I linked up to Manic Monday at Classroom Freebies. Scroll to the bottom of the post to download your own set of QR code activity sheets.
Ever since I discovered how teachers in upper elementary grades were using QR codes in their lessons, I was desperate to find a way to make it work in our classroom. I think QR codes are just so much fun! I mean really, what kid doesn’t like to scan things? I still get excited when I go through the self check line in the grocery store and get to scan my own groceries. In case you’re not sure what a QR code (quick response code) is, here’s a picture:
You can scan that image with a barcode scanner and the image will give you information. Sometimes it will give you text, sometimes it will link to a website. There are a number of other ways that a QR code can connect you to the internet, but I haven’t figure out all of those ways yet. The QR code above links to text. You can scan it to find out what it says. 🙂 All you need to read a QR code is a smartphone. There are a number of free apps that you can download that will allow your smartphone camera to scan a QR code, and also “old fashioned” bar codes. Search “barcode scanner” or “QR scanner” in your app store to find one. The one that I liked for our ipads was this one. It was really simple to use and seemed to be pretty reliable.
There are also websites that will allow you to *create* your own QR codes. That’s when I think things start to get really fun. Here’s a link to the website I used to create the QR codes for this activity. Many teachers have been creating activities where students complete a task and then scan a QR code to check their work. I knew my preschoolers would love an activity like this but I struggled to find one that didn’t require any reading, adding, or complex math skills. (My students aren’t able to do any of those things.) Finally I thought of a way to make an activity that would use QR codes and be appropriate for their level.
As I mentioned in an earlier post, we’ve been working on learning the teen numbers in our class. It takes us pretty much all of the Spring semester to master this, so we’re always on the lookout for ways to spice things up. I decided that I could making a counting activity that allows the children to check their counting by scanning a QR code. Here’s an example:
The child must count the kitty cats. Then they write their answer in the space that says “How many?” Then they scan the QR code to see if their answer matches the one that comes up after scanning. If you scan the code above, it will tell you how many kitties there are. I made cards for numbers 11-20. You’re welcome to download them for your own use. They are shared here using Google drive.
One of the tricky aspects of this plan was figuring out which tools the students would use to scan the QR codes. We knew that we could put a scanner app on the ipads, but we were worried that the size of the ipad might make it a bit unwieldy. Turning over our cellphones to preschoolers wasn’t our first choice. Finally we also had our underutilized ipod. We decided to start out with ipads and the ipod, but be prepared to switch to our phones if the ipads just weren’t working. In the end, there really wasn’t much difference between using the ipads and the ipod. It was easy to scan with either device, once they got the hang of it. If anything, scanning with the ipads was easier.

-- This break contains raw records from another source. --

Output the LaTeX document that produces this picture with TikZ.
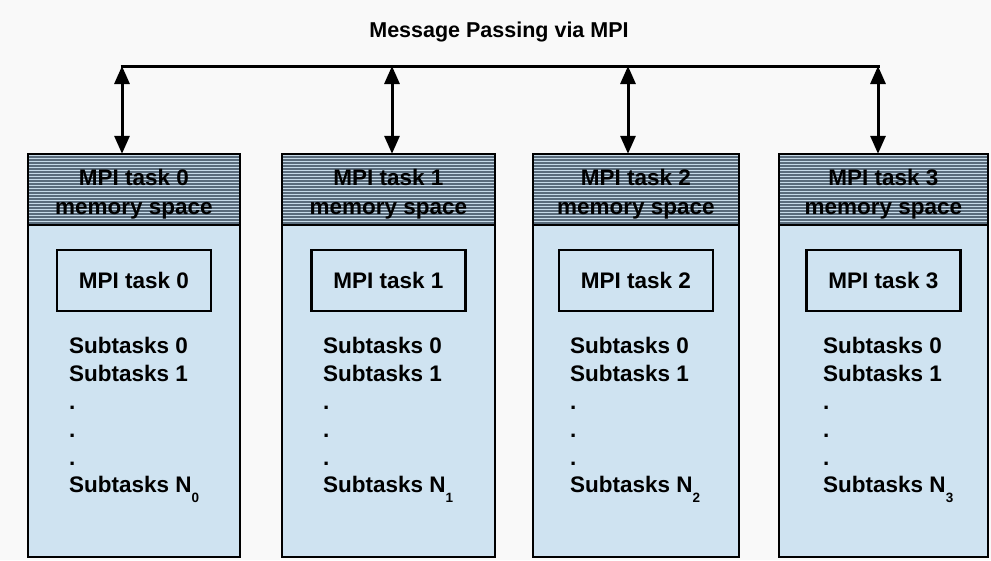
\documentclass[tikz,border=0pt]{standalone}
\usepackage{fontspec}
\setmainfont{Liberation Sans}
\usetikzlibrary{arrows.meta}
\definecolor{pagebg}{HTML}{F9F9F9}
\definecolor{cellblue}{HTML}{CFE3F1}
\definecolor{stripeblue}{HTML}{C6DAE8}
\definecolor{stripegray}{HTML}{5A6C7C}
\tikzset{
  every node/.style={font=\fontsize{22.5}{27}\selectfont\bfseries, inner sep=0pt},
  colbox/.style={draw=black, line width=2.6pt, fill=cellblue},
  taskbox/.style={draw=black, line width=2.8pt, fill=cellblue, minimum width=154pt, minimum height=61pt},
  hdrtext/.style={align=center, font=\fontsize{22.5}{29}\selectfont\bfseries},
  link/.style={line width=3pt, {Triangle[length=18pt,width=15pt]}-{Triangle[length=18pt,width=15pt]}},
  bus/.style={line width=3pt},
}
\begin{document}
\begin{tikzpicture}[x=1pt, y=-1pt]
  % page background
  \fill[pagebg] (0,0) rectangle (991,560);
  \useasboundingbox (0,0) rectangle (991,560);

  % title and bus line
  \node (title) at (499,32) {\fontsize{21.5}{25}\selectfont Message Passing via MPI};
  \coordinate (bL) at (122,66);
  \coordinate (bR) at (878,66);
  \draw[bus] ([xshift=-1.5pt]bL) -- ([xshift=1.5pt]bR);

  \foreach \i/\l/\r/\a/\t in {0/28/240/122/69, 1/282/495/392/323, 2/533/739/628/570, 3/779/988/878/823} {
    % column body
    \path[colbox] (\l,154) rectangle (\r,557);
    \node (col\i) at ({(\l+\r)/2},355.5) [minimum width={\r-\l}, minimum height=403pt] {};
    % striped header
    \fill[stripeblue] (\l,154) rectangle (\r,225);
    \foreach \y in {157,160,...,224}
      \draw[stripegray, line width=1.3pt] (\l,\y) -- (\r,\y);
    \draw[black, line width=2pt] (\l,225) -- (\r,225);
    \draw[black, line width=2.6pt] (\l,557) -- (\l,154) -- (\r,154) -- (\r,557) -- cycle;
    \node[hdrtext] (hdr\i) at ({(\l+\r)/2},194.5) {MPI task \i\\memory space};
    % task box
    \node[taskbox] (task\i) at ({(\l+\r)/2},280.5) {MPI task \i};
    % subtask list
    \node[anchor=base west] (s\i a) at (\t,353) {Subtasks 0};
    \node[anchor=base west] (s\i b) at (\t,381) {Subtasks 1};
    \node[anchor=base west] (s\i c) at (\t,409) {.};
    \node[anchor=base west] (s\i d) at (\t,437) {.};
    \node[anchor=base west] (s\i e) at (\t,465) {.};
    \node[anchor=base west] (s\i f) at (\t,492) {Subtasks N\raisebox{-10.5pt}{\fontsize{13.5}{14}\selectfont\i}};
    % link to the bus
    \coordinate (b\i) at (\a,66);
    \draw[link] (b\i) -- (b\i |- col\i.north);
  }
\end{tikzpicture}
\end{document}
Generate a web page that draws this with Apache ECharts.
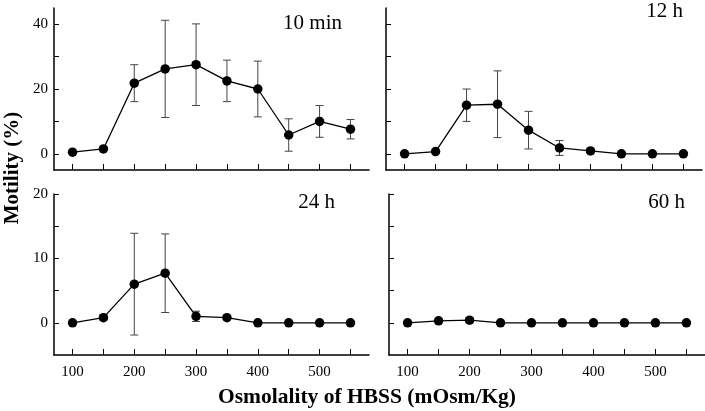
<!DOCTYPE html>
<html><head><meta charset="utf-8">
<script src="https://cdn.jsdelivr.net/npm/echarts@6/dist/echarts.min.js"></script>
<style>html,body{margin:0;padding:0;background:#fff}#c{width:705px;height:411px}</style>
</head><body><div id="c"></div>
<script>
const osmolality = [100,150,200,250,300,350,400,450,500,550];
const xTicks = [100,150,200,250,300,350,400,450,500,550];
const xLabels = [100,200,300,400,500];
const panelNames = ['10 min','12 h','24 h','60 h'];
const mean10min = [0.5,1.5,21.8,26.2,27.5,22.5,20.0,5.8,10.0,7.6];
const err10min  = [0.3,0.4,5.7,15.0,12.6,6.4,8.6,5.0,4.9,3.0];
const mean12h   = [0,0.7,15.0,15.3,7.3,1.8,0.9,0,0,0];
const err12h    = [0,0,5.0,10.3,5.8,2.3,0.7,0,0,0];
const mean24h   = [0,0.8,6.0,7.7,1.0,0.8,0,0,0,0];
const err24h    = [0,0.4,7.9,6.1,0.8,0.3,0,0,0,0];
const mean60h   = [0,0.3,0.4,0,0,0,0,0,0,0];
const err60h    = [0,0.3,0.4,0,0,0,0,0,0,0];
const yTopTicks = [0,10,20,30,40], yTopLabels = [0,20,40];
const yBotTicks = [0,5,10,15,20], yBotLabels = [0,10,20];

const FONT = '"Liberation Serif","Times New Roman",serif';
const grids = [
  {left:54, top:8, width:315, height:162},
  {left:386, top:8, width:316, height:162},
  {left:54, top:194, width:315, height:161},
  {left:389, top:194, width:316, height:161}
];
const axisLineStyle = {color:'#000', width:1.5};
function xAxis(i, showLabels){
  return {type:'value', gridIndex:i, min:70, max:580,
    axisLine:{show:true, onZero:false, lineStyle:axisLineStyle},
    axisTick:{show:true, inside:true, length:6, customValues:xTicks, lineStyle:{color:'#000', width:1}},
    axisLabel:{show:showLabels, customValues:xLabels, margin:10, color:'#000', fontFamily:FONT, fontSize:15},
    splitLine:{show:false}};
}
function yAxis(i, min, max, ticks, labels, showLabels){
  return {type:'value', gridIndex:i, min:min, max:max,
    axisLine:{show:true, onZero:false, lineStyle:axisLineStyle},
    axisTick:{show:true, inside:true, length:5, customValues:ticks, lineStyle:{color:'#000', width:1}},
    axisLabel:{show:showLabels, customValues:labels, margin:6, color:'#000', fontFamily:FONT, fontSize:15},
    splitLine:{show:false}};
}
const means = [mean10min, mean12h, mean24h, mean60h];
const errs = [err10min, err12h, err24h, err60h];
const series = [];
means.forEach((m, i) => {
  const e = errs[i];
  series.push({type:'custom', xAxisIndex:i, yAxisIndex:i, z:1,
    data: osmolality.map((x, k) => [x, m[k]-e[k], m[k]+e[k]]),
    encode:{x:0, y:[1,2]},
    renderItem: function(params, api){
      const x = api.value(0), lo = api.value(1), hi = api.value(2);
      if (hi - lo <= 0) return null;
      const p1 = api.coord([x, hi]), p2 = api.coord([x, lo]);
      const w = 4, st = {stroke:'#444', lineWidth:1};
      return {type:'group', children:[
        {type:'line', shape:{x1:p1[0], y1:p1[1], x2:p2[0], y2:p2[1]}, style:st},
        {type:'line', shape:{x1:p1[0]-w, y1:p1[1], x2:p1[0]+w, y2:p1[1]}, style:st},
        {type:'line', shape:{x1:p2[0]-w, y1:p2[1], x2:p2[0]+w, y2:p2[1]}, style:st}
      ]};
    }});
  series.push({type:'line', xAxisIndex:i, yAxisIndex:i, z:3,
    data: osmolality.map((x, k) => [x, m[k]]),
    symbol:'circle', symbolSize:9.5, showSymbol:true,
    itemStyle:{color:'#000'}, lineStyle:{color:'#000', width:1.3}});
});
const labelPos = [[342,23],[683,11],[335,202],[685,202]];
const graphic = panelNames.map((t, i) => ({type:'text', x:labelPos[i][0], y:labelPos[i][1],
  style:{text:t, fill:'#000', font:'21px ' + FONT, textAlign:'right', textVerticalAlign:'middle'}}));
graphic.push({type:'text', x:13, y:168, rotation:Math.PI/2,
  style:{text:'Motility (%)', fill:'#000', font:'bold 21px ' + FONT, textAlign:'center', textVerticalAlign:'middle'}});
graphic.push({type:'text', x:367, y:397,
  style:{text:'Osmolality of HBSS (mOsm/Kg)', fill:'#000', font:'bold 21.5px ' + FONT, textAlign:'center', textVerticalAlign:'middle'}});

const chart = echarts.init(document.getElementById('c'), null, {renderer:'canvas'});
chart.setOption({
  animation:false, backgroundColor:'#fff',
  grid: grids,
  xAxis:[xAxis(0,false), xAxis(1,false), xAxis(2,true), xAxis(3,true)],
  yAxis:[yAxis(0,-5,45,yTopTicks,yTopLabels,true), yAxis(1,-5,45,yTopTicks,yTopLabels,false),
         yAxis(2,-5,20,yBotTicks,yBotLabels,true), yAxis(3,-5,20,yBotTicks,yBotLabels,false)],
  series: series,
  graphic: graphic
});
</script></body></html>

What did turn out to be challenging was the multi-step process that this activity required. When you break the activity apart, it really is a lot for a preschooler to handle.
- First they had to count the items correctly.
- Then they had to figure out which written number matched the spoken number they had used when they counted. (They used the number line to help with this. Boy Mama Teacher Mama is offering a free number line on her website if you’re looking for one.)
- Then they had to write the number correctly.
- Finally they had to scan the number to check their answer.
Most of our kids could do it, but a few struggled, particularly the ones that are still forgetting 11 & 12. They would get bogged down on step 1. Our HeidiSongs helped with step 2. For example if the child counted “sixteen” but couldn’t remember what a “sixteen” looked like, we’d just start singing. 🙂 “A one and six is a sixteen…” There were also a few kids getting bogged down on step 3. We realized that we need to review number formation with a some of our kids. Happily, scanning proved to be the least challenging of all the steps, so hopefully they saw it as a reward. We’re thinking we may go another round with QR codes to see if the multi-step process gets easier with practice!